# new guy from pennsylvania!!!



## Guest (Dec 16, 2008)

hey guys im new to the forum, im from Pennsylvania. we dont get much snow so i many stay on the rails.

my home MT is bear creek and i all so ride at jack frost and big boulder.


----------



## Flick Montana (Jul 9, 2007)

Welcome to the boards!


----------



## Guest (Dec 16, 2008)

like flick said welcome to the boards
if u have any questions that u want answered right talk to Snowolf


----------



## rgrwilco (Oct 15, 2007)

bear creek used to be my home mountain. i just cant stand how the weather ruins the snow at least once a week, so jfbb is my new home


----------



## Guest (Dec 17, 2008)

yeah the weather does suck this past week suck and this week is sucking.


----------



## Guest (Dec 17, 2008)

redmustang232 said:


> hey guys im new to the forum, im from Pennsylvania. we dont get much snow so i many stay on the rails.
> 
> my home MT is bear creek and i all so ride at jack frost and big boulder.

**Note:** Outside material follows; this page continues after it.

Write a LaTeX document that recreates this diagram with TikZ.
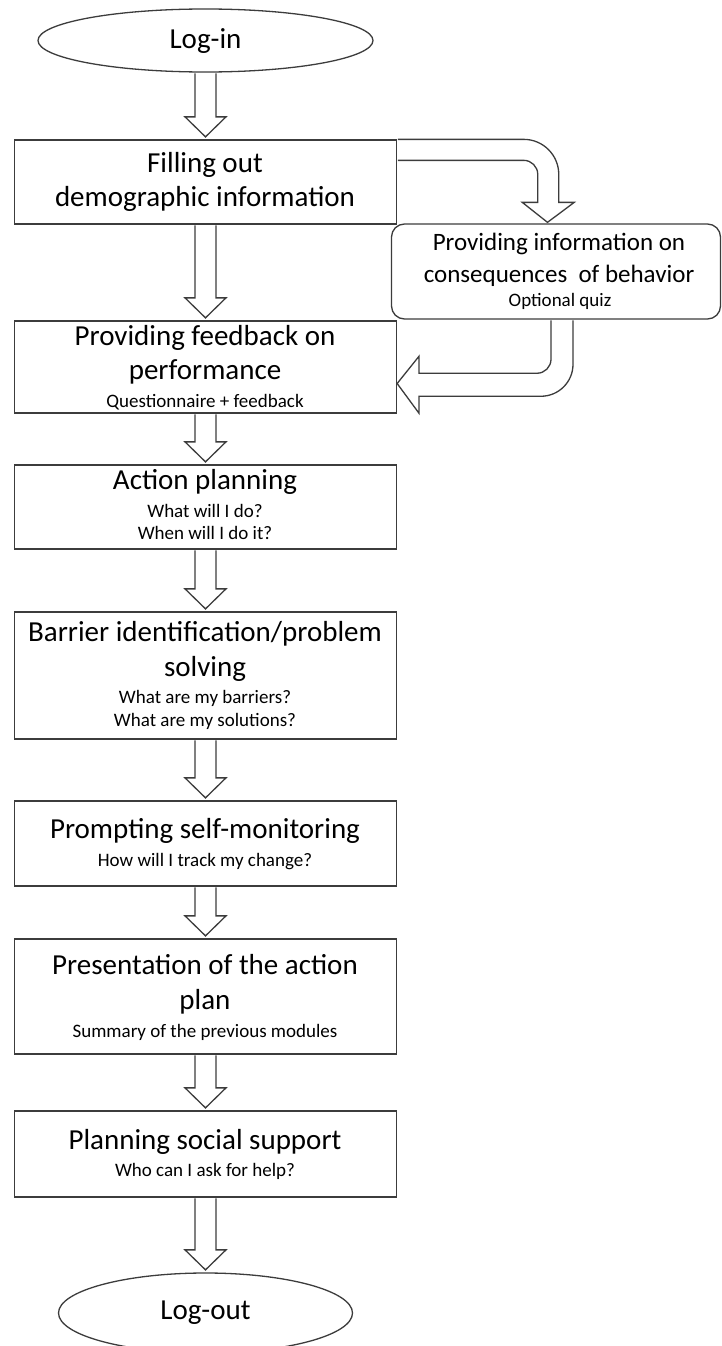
\documentclass[tikz,border=0pt]{standalone}
\usepackage{fontspec}
\setmainfont{Carlito}
\usetikzlibrary{calc,shapes.geometric}
\definecolor{linecol}{RGB}{60,60,60}
\tikzset{
  flowbox/.style={draw=linecol, line width=1.3pt, rectangle, minimum width=382pt, inner sep=0pt, fill=white},
  term/.style={draw=linecol, line width=1.3pt, ellipse, inner sep=0pt, fill=white, font=\fontsize{29}{34}\selectfont},
  bigtxt/.style={font=\fontsize{29}{34}\selectfont, anchor=base, yshift=-6.5pt, inner sep=0pt},
  midtxt/.style={font=\fontsize{25}{30}\selectfont, anchor=base, yshift=-5.6pt, inner sep=0pt},
  smalltxt/.style={font=\fontsize{19}{23}\selectfont, anchor=base, yshift=-4.3pt, inner sep=0pt},
  blockarrow/.style={draw=linecol, line width=1.3pt, fill=white, line join=miter}
}
\newcommand\vblock[2]{%
  \draw[blockarrow] ($(#1.south)+(-10.5,0.6)$) -- ($(#2.north)+(-10.5,-22.5)$)
    -- ($(#2.north)+(-20.5,-22.5)$) -- ($(#2.north)+(0,-2.5)$)
    -- ($(#2.north)+(20.5,-22.5)$) -- ($(#2.north)+(10.5,-22.5)$)
    -- ($(#1.south)+(10.5,0.6)$);}
\begin{document}
\begin{tikzpicture}[x=1pt,y=-1pt]
\useasboundingbox (0,0) rectangle (722,1346);

% terminals
\node[term, minimum width=335pt, minimum height=63pt, text height=22pt, text depth=6pt] (login) at (205.5,40.5) {Log-in};
\node[term, minimum width=294pt, minimum height=80pt, text height=20pt, text depth=7pt] (logout) at (205.5,1313) {Log-out};

% boxes
\node[flowbox, minimum height=84pt]  (b1) at (205.5,182) {};
\node[flowbox, minimum height=92pt]  (b2) at (205.5,367) {};
\node[flowbox, minimum height=84pt]  (b3) at (205.5,507) {};
\node[flowbox, minimum height=127pt] (b4) at (205.5,675.5) {};
\node[flowbox, minimum height=85pt]  (b5) at (205.5,843.5) {};
\node[flowbox, minimum height=115pt] (b6) at (205.5,996.5) {};
\node[flowbox, minimum height=86pt]  (b7) at (205.5,1154) {};
\node[flowbox, rounded corners=13pt, minimum width=329pt, minimum height=95pt] (rb) at (556,271.5) {};

% texts
\node[bigtxt] (t1a) at (205,166) {Filling out};
\node[bigtxt] (t1b) at (205,200) {demographic information};

\node[bigtxt] (t2a) at (205,339) {Providing feedback on};
\node[bigtxt] (t2b) at (205,373) {performance};
\node[smalltxt] (t2c) at (205,403) {Questionnaire + feedback};

\node[bigtxt] (t3a) at (205,483) {Action planning};
\node[smalltxt] (t3b) at (205,513) {What will I do?};
\node[smalltxt] (t3c) at (205,535) {When will I do it?};

\node[bigtxt] (t4a) at (205,635) {Barrier identification/problem};
\node[bigtxt] (t4b) at (205,670) {solving};
\node[smalltxt] (t4c) at (205,699) {What are my barriers?};
\node[smalltxt] (t4d) at (205,722) {What are my solutions?};

\node[bigtxt] (t5a) at (205,832) {Prompting self-monitoring};
\node[smalltxt] (t5b) at (205,862) {How will I track my change?};

\node[bigtxt] (t6a) at (205,968) {Presentation of the action};
\node[bigtxt] (t6b) at (205,1003) {plan};
\node[smalltxt] (t6c) at (205,1033) {Summary of the previous modules};

\node[bigtxt] (t7a) at (205,1143) {Planning social support};
\node[smalltxt] (t7b) at (205,1172) {Who can I ask for help?};

\node[midtxt] (tra) at (559,245) {Providing information on};
\node[midtxt] (trb) at (559,277) {consequences\ \ of behavior};
\node[smalltxt] (trc) at (560,302) {Optional quiz};

% straight block arrows
\vblock{login}{b1}
\vblock{b1}{b2}
\vblock{b2}{b3}
\vblock{b3}{b4}
\vblock{b4}{b5}
\vblock{b5}{b6}
\vblock{b6}{b7}
\vblock{b7}{logout}

% bent arrow: b1 -> rb
\coordinate (a1) at ($(b1.north east)+(0.6,0)$);
\draw[blockarrow] (a1) -- ($(a1)+(126,0)$)
  .. controls ($(a1)+(145.3,0)$) and ($(a1)+(161,15.7)$) .. ($(a1)+(161,35)$)
  -- ($(a1)+(161,63)$) -- ($(a1)+(176.5,63)$)
  -- ($(rb.north)+(-8.5,-1)$)
  -- ($(a1)+(124.5,63)$) -- ($(a1)+(140,63)$)
  -- ($(a1)+(140,35)$)
  .. controls ($(a1)+(140,27.3)$) and ($(a1)+(133.7,21)$) .. ($(a1)+(126,21)$)
  -- ($(a1)+(0,21)$);

% bent arrow: rb -> b2
\coordinate (a2) at ($(rb.south)+(0,0.6)$);
\draw[blockarrow] ($(a2)+(17,0)$) -- ($(a2)+(17,44)$)
  .. controls ($(a2)+(17,61.7)$) and ($(a2)+(2.7,76)$) .. ($(a2)+(-15,76)$)
  -- ($(a2)+(-137,76)$) -- ($(a2)+(-137,93)$)
  -- ($(b2.east)+(0,16.5)$)
  -- ($(a2)+(-137,36)$) -- ($(a2)+(-137,53)$)
  -- ($(a2)+(-19,53)$)
  .. controls ($(a2)+(-11.3,53)$) and ($(a2)+(-5,46.7)$) .. ($(a2)+(-5,39)$)
  -- ($(a2)+(-5,0)$);
\end{tikzpicture}
\end{document}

I'm from PA too and just started boarding. I hear the conditions aren't that great locally. You may want to checkout Use the Internet to get off the Internet! - Meetup.com. You can search by zip so it's local members. I joined there as well and part of freeriders. there are several group trips planned and always someone looking to carpool to the local mountains. So far everyone I met has been pretty cool


----------



## T.J. (Aug 28, 2007)

welcome aboard! BC used to be my home mountain. i worked there when it was doe mountain and the first year it became bear creek.


----------